• What you are asked to do
The material below has pictures in it. Set down only the lines from the line containing "Output the Python" through the line containing "import plotly.graph_objects as go", word for word, and leave the pictures behind.

• Records to use

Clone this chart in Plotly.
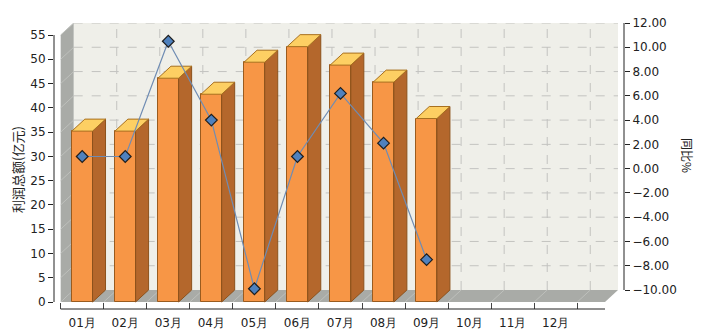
...
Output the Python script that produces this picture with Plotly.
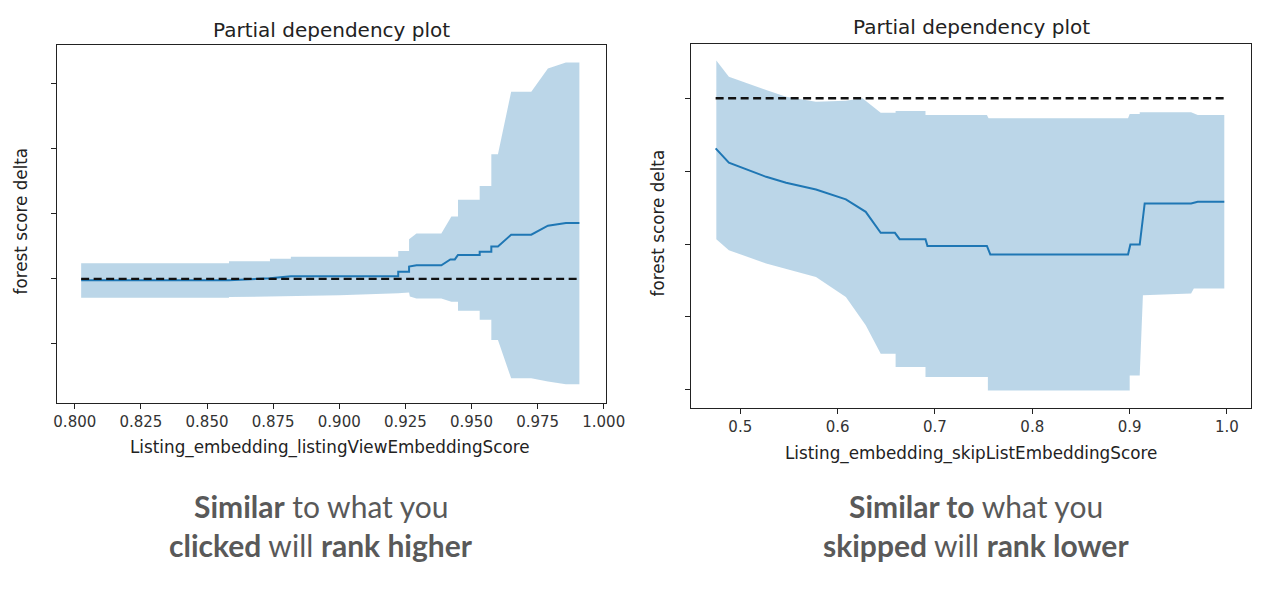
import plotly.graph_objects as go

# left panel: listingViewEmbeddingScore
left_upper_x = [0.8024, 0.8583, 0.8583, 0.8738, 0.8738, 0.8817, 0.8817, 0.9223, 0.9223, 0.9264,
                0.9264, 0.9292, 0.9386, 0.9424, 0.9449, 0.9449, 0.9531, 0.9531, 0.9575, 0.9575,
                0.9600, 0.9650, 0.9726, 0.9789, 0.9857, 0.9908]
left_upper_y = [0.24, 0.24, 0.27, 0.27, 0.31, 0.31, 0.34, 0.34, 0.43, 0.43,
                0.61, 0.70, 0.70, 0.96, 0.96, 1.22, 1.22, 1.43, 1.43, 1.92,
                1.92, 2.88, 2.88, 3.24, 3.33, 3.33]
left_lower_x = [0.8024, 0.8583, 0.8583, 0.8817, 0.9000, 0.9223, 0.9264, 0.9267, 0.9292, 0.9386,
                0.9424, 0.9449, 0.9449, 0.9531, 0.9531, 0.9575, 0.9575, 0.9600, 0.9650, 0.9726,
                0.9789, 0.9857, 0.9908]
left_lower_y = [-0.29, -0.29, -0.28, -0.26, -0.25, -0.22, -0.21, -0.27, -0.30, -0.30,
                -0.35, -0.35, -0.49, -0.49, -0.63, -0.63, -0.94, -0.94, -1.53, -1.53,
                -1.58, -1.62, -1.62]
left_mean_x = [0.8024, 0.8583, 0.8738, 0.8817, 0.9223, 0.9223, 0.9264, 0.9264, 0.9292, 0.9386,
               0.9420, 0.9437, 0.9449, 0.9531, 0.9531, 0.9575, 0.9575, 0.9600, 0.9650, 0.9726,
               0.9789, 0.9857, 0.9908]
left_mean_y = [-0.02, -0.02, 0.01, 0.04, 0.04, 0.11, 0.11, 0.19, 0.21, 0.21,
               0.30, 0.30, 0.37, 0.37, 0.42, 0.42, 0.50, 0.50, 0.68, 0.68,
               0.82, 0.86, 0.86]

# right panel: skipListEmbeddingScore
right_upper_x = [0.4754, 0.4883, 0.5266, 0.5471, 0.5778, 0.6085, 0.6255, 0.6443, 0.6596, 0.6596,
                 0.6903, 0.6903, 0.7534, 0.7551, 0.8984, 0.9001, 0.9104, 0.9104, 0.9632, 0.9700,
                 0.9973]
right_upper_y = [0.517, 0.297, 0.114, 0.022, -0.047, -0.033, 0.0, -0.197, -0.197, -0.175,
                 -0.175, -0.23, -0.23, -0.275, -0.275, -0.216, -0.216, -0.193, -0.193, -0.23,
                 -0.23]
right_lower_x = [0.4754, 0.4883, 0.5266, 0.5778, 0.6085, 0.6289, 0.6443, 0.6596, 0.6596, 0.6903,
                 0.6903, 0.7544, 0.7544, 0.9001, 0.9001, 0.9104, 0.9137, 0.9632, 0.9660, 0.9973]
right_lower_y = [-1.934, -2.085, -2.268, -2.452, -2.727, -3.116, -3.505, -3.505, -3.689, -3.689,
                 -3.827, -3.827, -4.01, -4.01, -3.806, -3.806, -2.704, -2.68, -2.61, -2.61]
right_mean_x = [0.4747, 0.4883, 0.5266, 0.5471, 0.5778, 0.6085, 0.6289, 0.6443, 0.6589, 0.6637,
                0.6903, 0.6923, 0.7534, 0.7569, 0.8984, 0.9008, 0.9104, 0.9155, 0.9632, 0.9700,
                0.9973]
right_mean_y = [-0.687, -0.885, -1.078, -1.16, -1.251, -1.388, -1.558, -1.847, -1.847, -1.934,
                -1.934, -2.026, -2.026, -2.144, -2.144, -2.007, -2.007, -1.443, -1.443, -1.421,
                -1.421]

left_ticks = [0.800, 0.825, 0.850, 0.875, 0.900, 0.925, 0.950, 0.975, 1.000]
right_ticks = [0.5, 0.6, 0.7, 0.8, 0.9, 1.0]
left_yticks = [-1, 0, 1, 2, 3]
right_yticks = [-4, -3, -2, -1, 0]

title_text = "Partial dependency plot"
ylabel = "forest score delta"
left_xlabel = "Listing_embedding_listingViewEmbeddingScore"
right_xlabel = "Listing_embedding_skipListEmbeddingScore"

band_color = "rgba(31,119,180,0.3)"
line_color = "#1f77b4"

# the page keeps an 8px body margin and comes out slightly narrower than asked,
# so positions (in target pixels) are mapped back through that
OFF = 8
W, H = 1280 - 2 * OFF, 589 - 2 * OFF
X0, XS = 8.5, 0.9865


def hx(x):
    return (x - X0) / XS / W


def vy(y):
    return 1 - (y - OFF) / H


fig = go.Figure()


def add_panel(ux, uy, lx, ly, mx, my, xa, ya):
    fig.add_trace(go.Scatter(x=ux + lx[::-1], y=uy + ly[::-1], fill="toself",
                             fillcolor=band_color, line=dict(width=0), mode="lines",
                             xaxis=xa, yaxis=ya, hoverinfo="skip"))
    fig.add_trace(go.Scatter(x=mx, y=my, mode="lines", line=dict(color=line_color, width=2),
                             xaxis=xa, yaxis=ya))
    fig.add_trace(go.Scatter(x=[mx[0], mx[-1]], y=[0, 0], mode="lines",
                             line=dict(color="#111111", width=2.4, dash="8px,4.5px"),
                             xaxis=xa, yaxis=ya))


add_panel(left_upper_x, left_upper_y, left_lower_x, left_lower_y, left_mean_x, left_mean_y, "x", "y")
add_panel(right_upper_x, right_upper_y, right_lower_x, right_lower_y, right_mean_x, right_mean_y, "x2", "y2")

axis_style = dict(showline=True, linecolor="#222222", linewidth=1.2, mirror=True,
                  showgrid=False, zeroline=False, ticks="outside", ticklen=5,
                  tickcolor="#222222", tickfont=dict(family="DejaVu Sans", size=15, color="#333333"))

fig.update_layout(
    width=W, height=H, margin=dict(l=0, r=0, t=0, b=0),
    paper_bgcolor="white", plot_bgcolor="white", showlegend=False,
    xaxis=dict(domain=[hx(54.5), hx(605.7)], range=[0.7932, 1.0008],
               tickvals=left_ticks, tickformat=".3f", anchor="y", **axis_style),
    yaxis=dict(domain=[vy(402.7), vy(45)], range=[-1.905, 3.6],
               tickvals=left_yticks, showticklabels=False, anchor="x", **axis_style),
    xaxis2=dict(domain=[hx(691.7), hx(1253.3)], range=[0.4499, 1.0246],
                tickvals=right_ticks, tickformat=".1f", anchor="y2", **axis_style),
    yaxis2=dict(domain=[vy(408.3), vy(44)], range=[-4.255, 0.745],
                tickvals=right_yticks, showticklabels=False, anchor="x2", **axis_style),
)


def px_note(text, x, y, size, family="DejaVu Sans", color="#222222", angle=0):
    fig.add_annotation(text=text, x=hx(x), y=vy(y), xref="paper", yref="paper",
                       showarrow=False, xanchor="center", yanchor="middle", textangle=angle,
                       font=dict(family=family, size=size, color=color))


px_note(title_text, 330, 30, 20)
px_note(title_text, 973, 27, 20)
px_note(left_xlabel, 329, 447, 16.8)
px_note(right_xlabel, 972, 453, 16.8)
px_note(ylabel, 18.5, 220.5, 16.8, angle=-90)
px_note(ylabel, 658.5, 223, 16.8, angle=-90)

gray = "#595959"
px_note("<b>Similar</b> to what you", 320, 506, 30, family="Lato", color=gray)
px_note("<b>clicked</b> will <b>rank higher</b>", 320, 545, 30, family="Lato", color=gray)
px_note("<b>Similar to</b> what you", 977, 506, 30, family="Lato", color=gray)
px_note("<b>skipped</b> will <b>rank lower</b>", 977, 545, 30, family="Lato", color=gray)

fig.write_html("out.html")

• Answer to this problem
Output the Python script that produces this picture with Plotly.
import plotly.graph_objects as go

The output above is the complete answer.